A: The problem with innovation in the TV industry is the go-to-market strategy. The TV industry has a subsidized model that gives everyone a set top box for free. So no one wants to buy a box. Ask TiVo, ask Roku, ask us… ask Google in a few months. The television industry fundamentally has a subsidized business model that gives everyone a set-top box, and that pretty much undermines innovation in the sector. The only way this is going to change is if you start from scratch, tear up the box, redesign and get it to the consumer in a way that they want to buy it. But right now, there’s no way to do that….The TV is going to lose until there’s a viable go-to-market strategy. That’s the fundamental problem with the industry. It’s not a problem with the technology, it’s a problem with the go-to-market strategy….I’m sure smarter people than us will figure this out, but that’s why we say Apple TV is a hobby.

So Jobs doesn’t believe an “additional box” is a viable strategy for seriously entering the TV industry. This leaves three places to enter: 1) integrating into set top boxes, 2) integrating into other TVs, or 3) Apple creating its own TV. Regarding #1, the last thing the cable operators want is for internet-delivered programming that bypasses their cable channels to become widespread – they see that as the fast track to become a dumb pipe. Re #2: This just seems very unlike Apple – the most vertically integrated company in tech, and famous for wanting to control every aspect of the product and user experience.
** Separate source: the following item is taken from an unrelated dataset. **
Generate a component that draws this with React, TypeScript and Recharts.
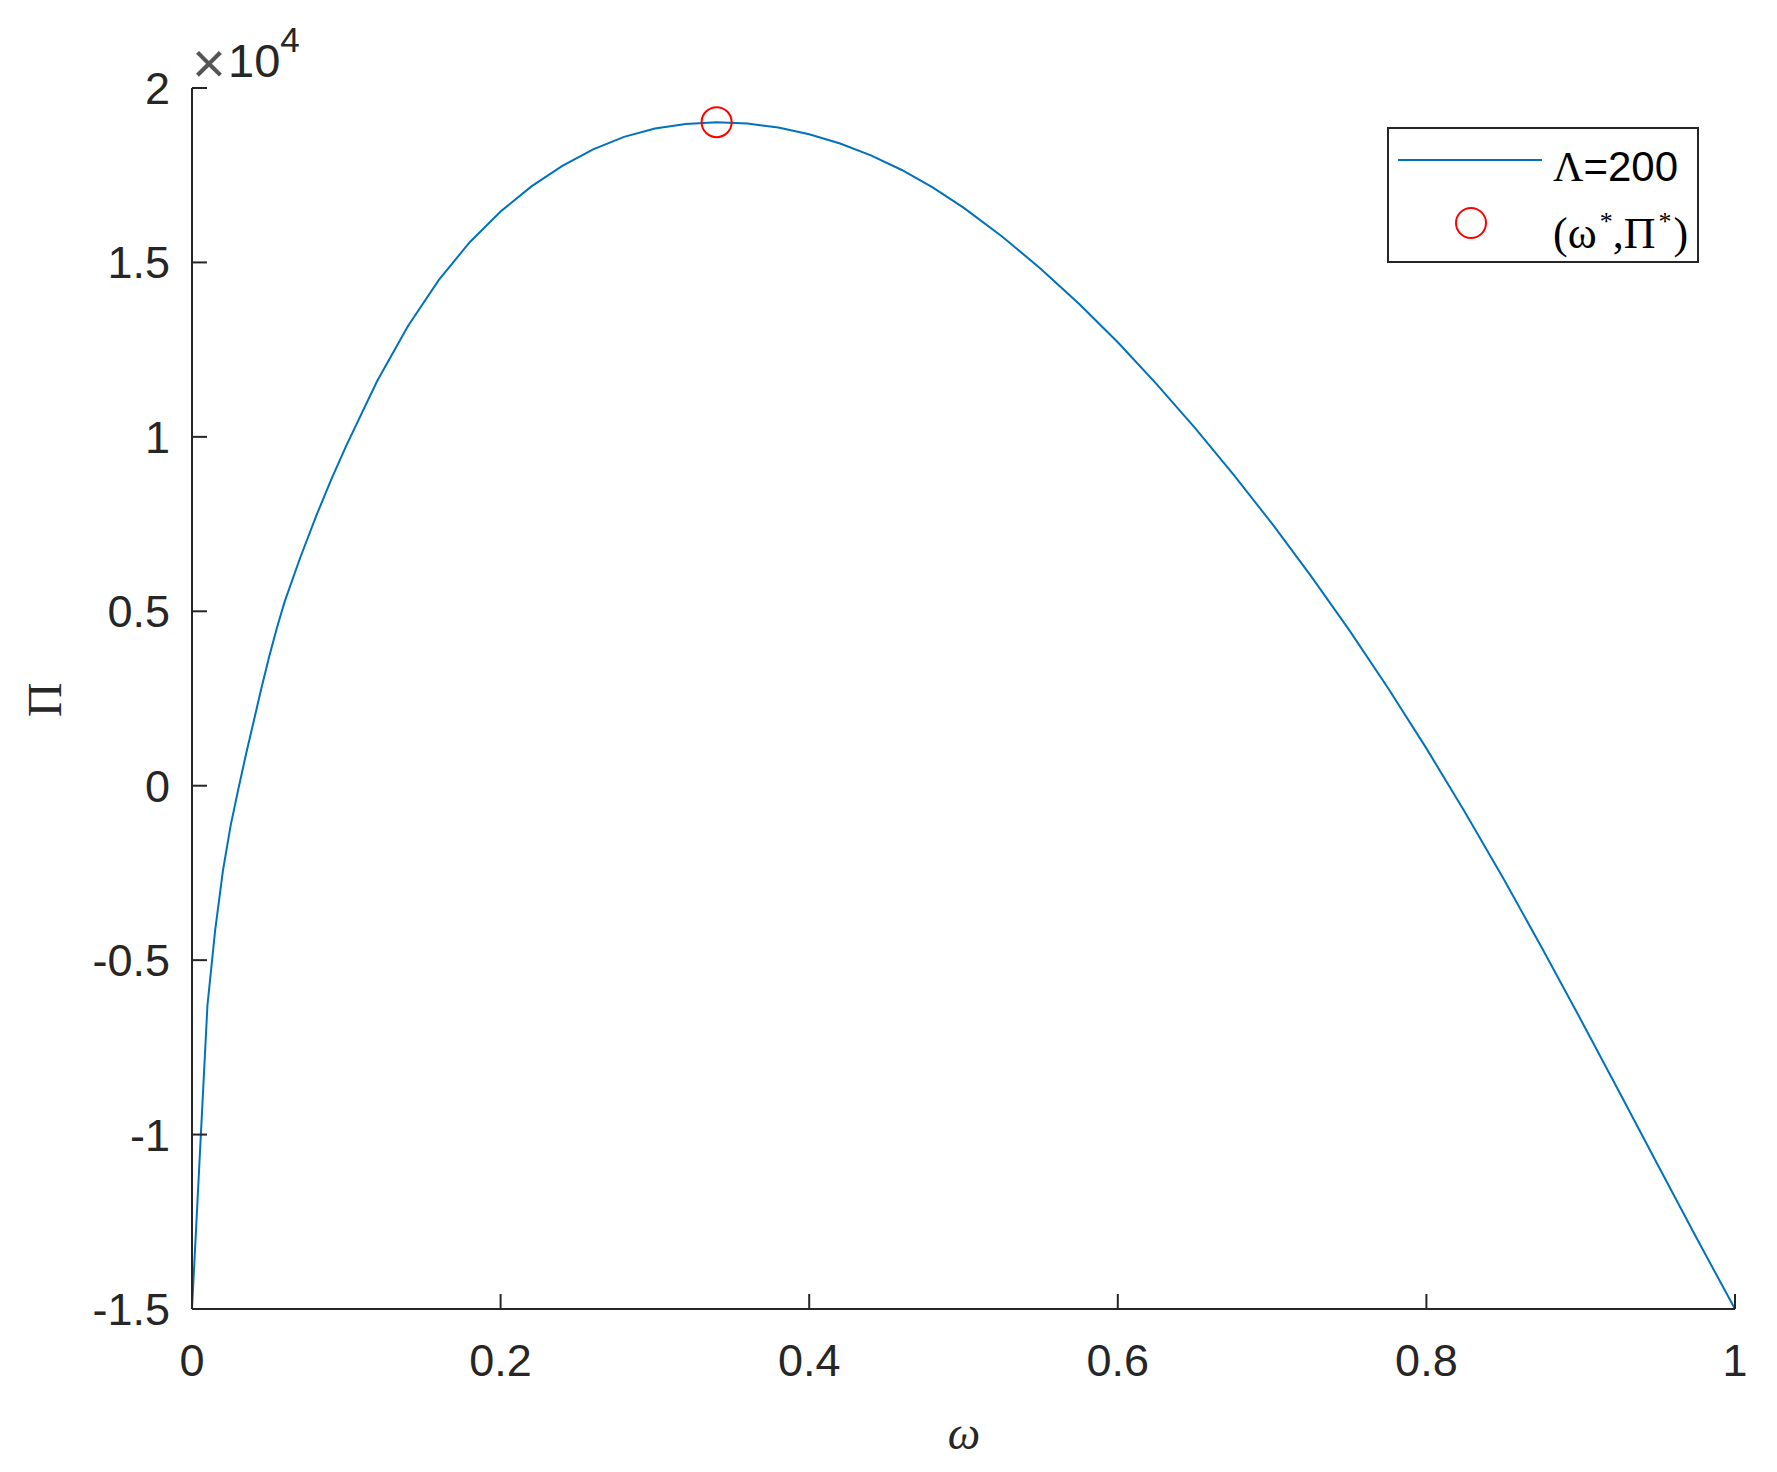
import { ComposedChart, Line, Scatter, XAxis, YAxis, Legend } from 'recharts';

// omega on the x axis, profit Pi on the y axis (axis labels shown in units of 1e4)
const omega = [
  0, 0.01, 0.015, 0.02, 0.025, 0.03, 0.035, 0.04, 0.045, 0.05, 0.055, 0.06, 0.07, 0.08, 0.09, 0.1,
  0.12, 0.14, 0.16, 0.18, 0.2, 0.22, 0.24, 0.26, 0.28, 0.3, 0.32, 0.34, 0.36, 0.38,
  0.4, 0.42, 0.44, 0.46, 0.48, 0.5, 0.525, 0.55, 0.575, 0.6, 0.625, 0.65, 0.675,
  0.7, 0.725, 0.75, 0.775, 0.8, 0.825, 0.85, 0.875, 0.9, 0.925, 0.95, 0.975, 1,
];
const profit = [
  -15000, -6300, -4150, -2450, -1150, -100, 900, 1850, 2800, 3700, 4520, 5270, 6520, 7680, 8750, 9750,
  11600, 13180, 14500, 15580, 16460, 17180, 17770, 18240, 18600, 18840, 18970, 19020, 18980, 18865,
  18675, 18410, 18070, 17650, 17150, 16570, 15745, 14820, 13810, 12710, 11520, 10260, 8920,
  7510, 6020, 4460, 2810, 1070, -760, -2670, -4660, -6700, -8780, -10870, -12960, -15000,
];
const optOmega = [0.34];
const optProfit = [19020];

const xTicks = [0, 0.2, 0.4, 0.6, 0.8, 1];
const yTicks = [-15000, -10000, -5000, 0, 5000, 10000, 15000, 20000];

const curve = omega.map((w, i) => ({ w, pi: profit[i] }));
const optimum = optOmega.map((w, i) => ({ w, pi: optProfit[i] }));

const AXIS = '#262626';
const SANS = '"Liberation Sans", Arial, Helvetica, sans-serif';
const SERIF = '"Liberation Serif", "Times New Roman", serif';

const XTick = (props: any) => {
  const { x, y, payload } = props;
  return (
    <g>
      <line x1={x} x2={x} y1={y} y2={y - 15} stroke={AXIS} strokeWidth={2} />
      <text x={x} y={y + 67} textAnchor="middle" fill={AXIS} fontFamily={SANS} fontSize={45}>
        {String(payload.value)}
      </text>
    </g>
  );
};

const YTick = (props: any) => {
  const { x, y, payload } = props;
  return (
    <g>
      <line x1={x} x2={x + 15} y1={y} y2={y} stroke={AXIS} strokeWidth={2} />
      <text x={x - 22} y={y + 16} textAnchor="end" fill={AXIS} fontFamily={SANS} fontSize={45}>
        {String(payload.value / 10000)}
      </text>
    </g>
  );
};

// y label (rotated Pi) plus the x10^4 exponent above the axis
const YLabel = () => (
  <g fill={AXIS} fontFamily={SANS}>
    <text transform="translate(61,700) rotate(-90)" textAnchor="middle" fontFamily={SERIF} fontSize={48}>
      Π
    </text>
    <text x={192} y={83} fontSize={58} fill="#555">×</text>
    <text x={228} y={77} fontSize={47}>
      10
      <tspan dy={-25} fontSize={35}>4</tspan>
    </text>
  </g>
);

const XLabel = () => (
  <text x={964} y={1449} textAnchor="middle" fill={AXIS} fontFamily={SERIF} fontStyle="italic" fontSize={46}>
    ω
  </text>
);

const renderLegend = () => (
  <div style={{ width: 308, height: 132, border: `2px solid ${AXIS}`, background: '#fff' }}>
    <svg width={308} height={132} style={{ display: 'block' }}>
      <line x1={9} x2={153} y1={31} y2={31} stroke="#0072BD" strokeWidth={2} />
      <circle cx={82} cy={94} r={15} fill="none" stroke="#FF0000" strokeWidth={2} />
      <text x={164} y={52} fill="#000" fontSize={42}>
        <tspan fontFamily={SERIF}>Λ</tspan>
        <tspan fontFamily={SANS}>=200</tspan>
      </text>
      <text x={164} y={119} fill="#000" fontFamily={SERIF} fontSize={44}>
        (ω<tspan dx={3} dy={-18} fontSize={26}>*</tspan>
        <tspan dy={18}>,Π</tspan>
        <tspan dx={3} dy={-18} fontSize={26}>*</tspan>
        <tspan dx={2} dy={18}>)</tspan>
      </text>
    </svg>
  </div>
);

export default function App() {
  return (
    <div style={{ position: 'absolute', left: 0, top: 0, width: 1777, height: 1472, background: '#fff' }}>
      <ComposedChart width={1777} height={1472} margin={{ top: 88, right: 42, bottom: 0, left: 0 }}>
        <XAxis
          dataKey="w"
          type="number"
          domain={[0, 1]}
          ticks={xTicks}
          interval={0}
          height={163}
          tickSize={0}
          tickMargin={0}
          tick={XTick}
          axisLine={{ stroke: AXIS, strokeWidth: 2 }}
          label={XLabel}
        />
        <YAxis
          type="number"
          domain={[-15000, 20000]}
          ticks={yTicks}
          interval={0}
          width={192}
          tickSize={0}
          tickMargin={0}
          tick={YTick}
          axisLine={{ stroke: AXIS, strokeWidth: 2 }}
          label={YLabel}
        />
        <Line
          data={curve}
          dataKey="pi"
          type="linear"
          stroke="#0072BD"
          strokeWidth={2}
          dot={false}
          activeDot={false}
          isAnimationActive={false}
        />
        <Scatter
          data={optimum}
          dataKey="pi"
          isAnimationActive={false}
          shape={(p: any) => <circle cx={p.cx} cy={p.cy} r={15} fill="none" stroke="#FF0000" strokeWidth={2} />}
        />
        <Legend
          layout="horizontal"
          verticalAlign="middle"
          align="center"
          content={renderLegend}
          wrapperStyle={{ position: 'absolute', left: 1387, top: 127, width: 312, height: 136 }}
        />
      </ComposedChart>
    </div>
  );
}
Re #3, let’s imagine Apple develops a TV that is as groundbreaking as the iPhone was. The biggest problem “smart TVs” have today is that they need clunky IR transmitters to control set top boxes because the cable operators won’t willingly interoperate. So a new Apple TV would have to drum up such incredible consumer demand that the operators would feel compelled to support it. This does indeed seem harder in the TV than in the mobile industry. At least in the US you had 4 nationwide mobile operators at the time of the iPhone launch. In TV, consumers normally have at most two real choices for traditional cable programming – cable and satellite – and two real choices for two-way internet – cable and DSL/FIOS.

Perhaps Apple won’t enter the market due to its structure. But that didn’t stop them in mobile phones where the structure was similarly difficult. The mistake analysts made about the iPhone was to assume the current industry structure would be sustained after Apple’s entry. I’d be wary of making the same assumption about the TV industry.